Del Toro resgata assim a quintessência do seu cinema (depois de Círculo de Fogo e A Colina Escarlate, mais hollywoodianos) e retoma o caminho de O Labirinto do Fauno, só que, em vez do pós-Guerra Civil Espanhola, situa a história na América do Norte do começo dos anos sessenta, em meio à histeria e ao paroxismo da Guerra Fria contra o inimigo soviético, num país em plena luta pelas liberdades civis, onde os gays e os diferentes não têm lugar numa sociedade aparentemente idílica, mas que, por baixo do pano, esconde a caça às bruxas, a intolerância e o ódio ao outro. Embora o filme tenha sido rodado antes que Donald Trump chegasse à presidência, isso tudo não soa familiar?

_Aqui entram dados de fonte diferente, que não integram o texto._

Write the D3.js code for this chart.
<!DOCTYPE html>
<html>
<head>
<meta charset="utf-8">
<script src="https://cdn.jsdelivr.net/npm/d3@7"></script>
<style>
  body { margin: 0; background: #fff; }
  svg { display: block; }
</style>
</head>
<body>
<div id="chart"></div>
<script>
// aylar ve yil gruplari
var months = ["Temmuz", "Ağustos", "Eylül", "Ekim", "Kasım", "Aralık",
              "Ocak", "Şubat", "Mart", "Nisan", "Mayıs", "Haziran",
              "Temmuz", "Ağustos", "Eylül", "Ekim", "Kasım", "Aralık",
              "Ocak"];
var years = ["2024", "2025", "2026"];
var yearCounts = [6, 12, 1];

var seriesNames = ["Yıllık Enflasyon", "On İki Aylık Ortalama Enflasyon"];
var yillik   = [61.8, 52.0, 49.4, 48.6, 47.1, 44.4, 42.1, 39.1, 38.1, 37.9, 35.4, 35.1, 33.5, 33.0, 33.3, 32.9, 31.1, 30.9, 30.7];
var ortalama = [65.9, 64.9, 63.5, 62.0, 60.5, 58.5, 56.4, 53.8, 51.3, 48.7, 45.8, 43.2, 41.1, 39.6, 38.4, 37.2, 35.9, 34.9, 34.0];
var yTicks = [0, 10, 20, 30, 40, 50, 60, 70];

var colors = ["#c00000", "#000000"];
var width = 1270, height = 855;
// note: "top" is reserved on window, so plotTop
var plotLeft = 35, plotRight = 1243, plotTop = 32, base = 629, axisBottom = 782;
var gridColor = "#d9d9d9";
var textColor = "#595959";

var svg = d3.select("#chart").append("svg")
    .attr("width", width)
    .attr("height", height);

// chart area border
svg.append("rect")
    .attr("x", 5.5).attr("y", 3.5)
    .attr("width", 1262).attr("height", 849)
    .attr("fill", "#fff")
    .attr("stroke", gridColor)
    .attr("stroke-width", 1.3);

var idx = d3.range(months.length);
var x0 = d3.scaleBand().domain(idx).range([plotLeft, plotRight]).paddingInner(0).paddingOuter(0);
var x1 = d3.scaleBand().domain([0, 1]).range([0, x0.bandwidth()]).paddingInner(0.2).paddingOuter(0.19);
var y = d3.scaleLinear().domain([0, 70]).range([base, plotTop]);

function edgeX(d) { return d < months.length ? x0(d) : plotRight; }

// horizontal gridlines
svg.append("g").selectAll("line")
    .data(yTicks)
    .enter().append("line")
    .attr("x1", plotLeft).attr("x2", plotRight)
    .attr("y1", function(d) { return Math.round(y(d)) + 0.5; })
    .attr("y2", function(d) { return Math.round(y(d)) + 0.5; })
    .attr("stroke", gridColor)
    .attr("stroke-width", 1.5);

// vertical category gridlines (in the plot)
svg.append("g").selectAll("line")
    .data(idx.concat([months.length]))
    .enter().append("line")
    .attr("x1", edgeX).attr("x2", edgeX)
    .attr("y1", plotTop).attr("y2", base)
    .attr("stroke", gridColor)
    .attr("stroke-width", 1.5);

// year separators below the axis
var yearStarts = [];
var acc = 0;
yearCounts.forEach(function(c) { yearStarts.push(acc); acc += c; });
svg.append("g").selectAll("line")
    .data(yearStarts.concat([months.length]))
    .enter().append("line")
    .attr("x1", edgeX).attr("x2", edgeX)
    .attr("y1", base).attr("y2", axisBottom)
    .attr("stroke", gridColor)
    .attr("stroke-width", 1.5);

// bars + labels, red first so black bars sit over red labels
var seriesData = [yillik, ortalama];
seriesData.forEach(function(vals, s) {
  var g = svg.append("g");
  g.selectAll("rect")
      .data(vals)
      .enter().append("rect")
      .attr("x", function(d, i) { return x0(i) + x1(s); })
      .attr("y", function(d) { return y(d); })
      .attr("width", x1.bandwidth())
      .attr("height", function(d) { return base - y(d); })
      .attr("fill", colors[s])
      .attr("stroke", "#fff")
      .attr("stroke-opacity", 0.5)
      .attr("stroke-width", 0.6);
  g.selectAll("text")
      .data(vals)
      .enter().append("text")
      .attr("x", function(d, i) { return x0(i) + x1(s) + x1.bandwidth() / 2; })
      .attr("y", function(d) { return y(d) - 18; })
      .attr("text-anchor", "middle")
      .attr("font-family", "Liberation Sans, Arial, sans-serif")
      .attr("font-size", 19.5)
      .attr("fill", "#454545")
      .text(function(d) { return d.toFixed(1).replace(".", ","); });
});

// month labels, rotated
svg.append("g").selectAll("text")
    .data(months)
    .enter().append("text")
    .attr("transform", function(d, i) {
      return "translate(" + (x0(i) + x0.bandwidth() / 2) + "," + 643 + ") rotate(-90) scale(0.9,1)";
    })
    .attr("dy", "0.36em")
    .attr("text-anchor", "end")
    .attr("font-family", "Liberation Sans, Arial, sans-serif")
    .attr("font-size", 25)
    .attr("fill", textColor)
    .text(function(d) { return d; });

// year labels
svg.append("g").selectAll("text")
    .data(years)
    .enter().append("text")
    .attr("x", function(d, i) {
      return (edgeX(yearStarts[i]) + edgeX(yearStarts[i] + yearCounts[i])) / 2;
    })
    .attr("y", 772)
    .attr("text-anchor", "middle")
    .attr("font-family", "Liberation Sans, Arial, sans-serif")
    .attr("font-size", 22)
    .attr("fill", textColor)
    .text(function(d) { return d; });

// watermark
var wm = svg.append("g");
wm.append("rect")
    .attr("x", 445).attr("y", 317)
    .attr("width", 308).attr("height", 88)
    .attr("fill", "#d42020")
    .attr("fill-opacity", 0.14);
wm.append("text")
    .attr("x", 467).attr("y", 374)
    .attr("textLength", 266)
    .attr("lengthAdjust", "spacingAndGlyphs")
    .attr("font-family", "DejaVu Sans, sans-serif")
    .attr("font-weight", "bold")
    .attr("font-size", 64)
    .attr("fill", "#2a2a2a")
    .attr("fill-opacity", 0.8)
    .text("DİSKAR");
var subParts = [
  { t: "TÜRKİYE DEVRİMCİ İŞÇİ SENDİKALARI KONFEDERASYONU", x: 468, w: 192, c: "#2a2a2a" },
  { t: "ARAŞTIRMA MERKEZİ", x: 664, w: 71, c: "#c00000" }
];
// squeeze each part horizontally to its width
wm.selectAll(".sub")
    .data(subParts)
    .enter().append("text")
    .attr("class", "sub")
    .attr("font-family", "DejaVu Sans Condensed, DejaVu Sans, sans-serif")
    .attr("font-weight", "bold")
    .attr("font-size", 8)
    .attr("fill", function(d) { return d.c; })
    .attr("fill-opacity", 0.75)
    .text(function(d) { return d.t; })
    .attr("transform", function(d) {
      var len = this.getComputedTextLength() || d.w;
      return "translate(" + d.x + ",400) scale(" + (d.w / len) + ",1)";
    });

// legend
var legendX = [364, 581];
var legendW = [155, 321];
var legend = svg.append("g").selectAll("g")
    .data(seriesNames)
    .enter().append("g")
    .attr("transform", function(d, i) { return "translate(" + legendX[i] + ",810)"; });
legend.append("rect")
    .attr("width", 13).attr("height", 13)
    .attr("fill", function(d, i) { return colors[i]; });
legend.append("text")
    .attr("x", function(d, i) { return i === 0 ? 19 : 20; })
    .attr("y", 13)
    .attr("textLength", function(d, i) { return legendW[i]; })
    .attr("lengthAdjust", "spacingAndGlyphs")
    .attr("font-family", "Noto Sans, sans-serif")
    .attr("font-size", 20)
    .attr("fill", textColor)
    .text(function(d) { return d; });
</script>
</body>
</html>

Diferentemente de Ofelia, que se emancipa quando conhece o fauno, aqui é o amor por uma criatura que não é extraterrestre, e sim um ser aquático encontrado na Amazônia (com o mesmo ator em ambos os casos, Doug Jones), o que redime Elisa (a magnética Sally Hawkins) da sua insignificante existência como faxineira em um centro secreto de pesquisas governamentais de Baltimore. Uma mulher muda, não só porque não fala, mas porque está sozinha no mundo, sem outra companhia além de um vizinho homossexual e solitário (o magnífico e tenro Richard Jenkins), sua amiga afro-americana e colega de trabalho Zelda e um cientista russo infiltrado que quer sabotar os planos dos norte-americanos, todos freaks em um mundo perfeito, minoritários em um país que não os admite. Elisa e O Ativo, como é chamado, protagonizam uma versão de A Bela e a Fera que representa uma transgressão moral nunca vista no cinema, na qual, além disso, a bela não é bela, e a fera não é fera, e sim muito mais humana que os humanos que a cercam.

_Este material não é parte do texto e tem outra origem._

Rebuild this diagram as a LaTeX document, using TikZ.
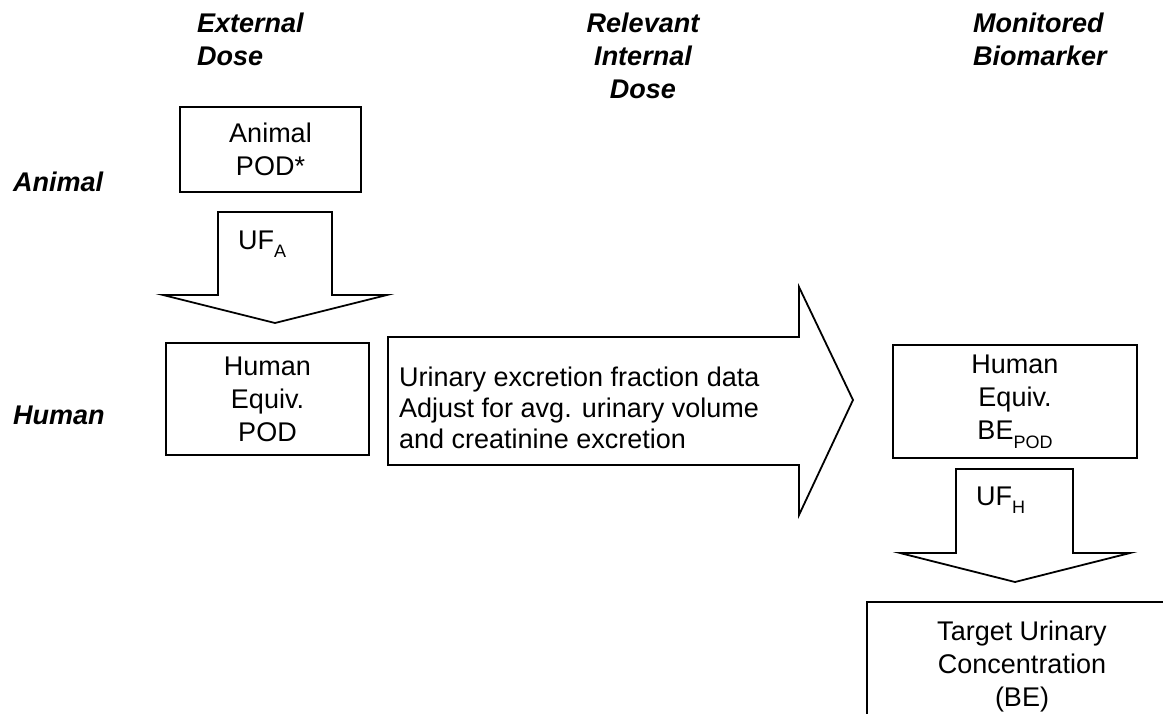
\documentclass[tikz,border=0pt]{standalone}
\usepackage{fontspec}
\setmainfont{Liberation Sans}
\usetikzlibrary{positioning}

\newcommand{\lowsub}[1]{\raisebox{-0.32em}{\fontsize{18}{18}\selectfont #1}}

\begin{document}
\begin{tikzpicture}[x=1pt, y=-1pt,
  every node/.style={font=\fontsize{27}{33}\selectfont, inner sep=0pt},
  box/.style={rectangle, draw=black, line width=1.8pt, align=center,
              text centered},
  head/.style={font=\fontsize{27}{33}\selectfont\bfseries\itshape},
  blk/.style={draw=black, line width=1.8pt, fill=white}]
  \useasboundingbox (0,0) rectangle (1163,713);
  \clip (0,0) rectangle (1163,713);
  % column and row headings
  \node[head, anchor=north west, align=left] (EXT) at (197,13) {External\\Dose};
  \node[head, anchor=north, align=center] (REL) at (643,13) {Relevant\\Internal\\Dose};
  \node[head, anchor=north west, align=left] (MON) at (973,13) {Monitored\\Biomarker};
  \node[head, anchor=west] (ANI) at (13,182) {Animal};
  \node[head, anchor=west] (HUM) at (13,415) {Human};
  % boxes
  \node[box, minimum width=181, minimum height=85] (AP) at (270.5,149.5) {Animal\\POD*};
  \node[box, minimum width=203, minimum height=112] (HP) at (267.5,399) {Human\\Equiv.\\POD};
  \node[box, minimum width=244, minimum height=113] (HB) at (1015,401.5) {Human\\Equiv.\\BE\lowsub{POD}};
  \node[box, minimum width=310, minimum height=130] (TU) at (1022,667) {Target Urinary\\Concentration\\(BE)};
  % block arrows
  \draw[blk] (218,212) -- (332,212) -- (332,295) -- (387,295) -- (275,323)
             -- (163,295) -- (218,295) -- cycle;
  \node[anchor=base west] (UFA) at (238,249) {UF\lowsub{A}};
  \draw[blk] (388,337) -- (799,337) -- (799,287) -- (853,400) -- (799,515)
             -- (799,465) -- (388,465) -- cycle;
  \node[anchor=west, align=left, font=\fontsize{27}{31}\selectfont] (UEX) at (399,408)
    {Urinary excretion fraction data\\Adjust for avg. urinary volume\\and creatinine excretion};
  \draw[blk] (956,469) -- (1073,469) -- (1073,553) -- (1130,553) -- (1015,582)
             -- (900,553) -- (956,553) -- cycle;
  \node[anchor=base west] (UFH) at (976,505) {UF\lowsub{H}};
\end{tikzpicture}
\end{document}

O ponto de partida da história é, para a crítica, o clássico da Universal O Monstro da Lagoa Negra (1954), em que um grupo de expedicionários norte-americanos encontra na Amazônia uma criatura metade peixe e metade humana. Del Toro revira essa história e mostra esse ser como alvo da crueldade de um personagem odioso, interpretado por Michael Shannon, um grande vilão que cumpre ordens, longe de uma caricatura maniqueísta como ocorre em tantos filmes norte-americanos.

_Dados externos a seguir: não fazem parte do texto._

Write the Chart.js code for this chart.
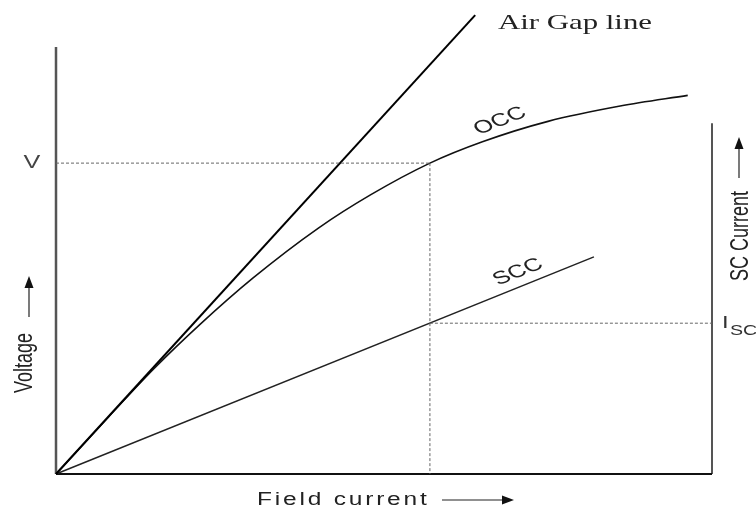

Denúncia de uma sociedade cheia de monstros reais como a que vivemos agora, A Forma da Água é talvez uma das histórias de amor mais emocionantes, insólitas e poéticas (às vezes quase muda, como O Artista, às vezes com toques de O Fabuloso Destino de Amélie Poulain) já vistas na tela, e também propõe uma pergunta inquietante, que Del Toro deixa, como outras, sem resposta: Por que, como já ocorria na mexicana Camino a Marte, em vários filmes deste século as mulheres encontram o amor em seres de outro planeta, ou pelo menos em seres não humanos?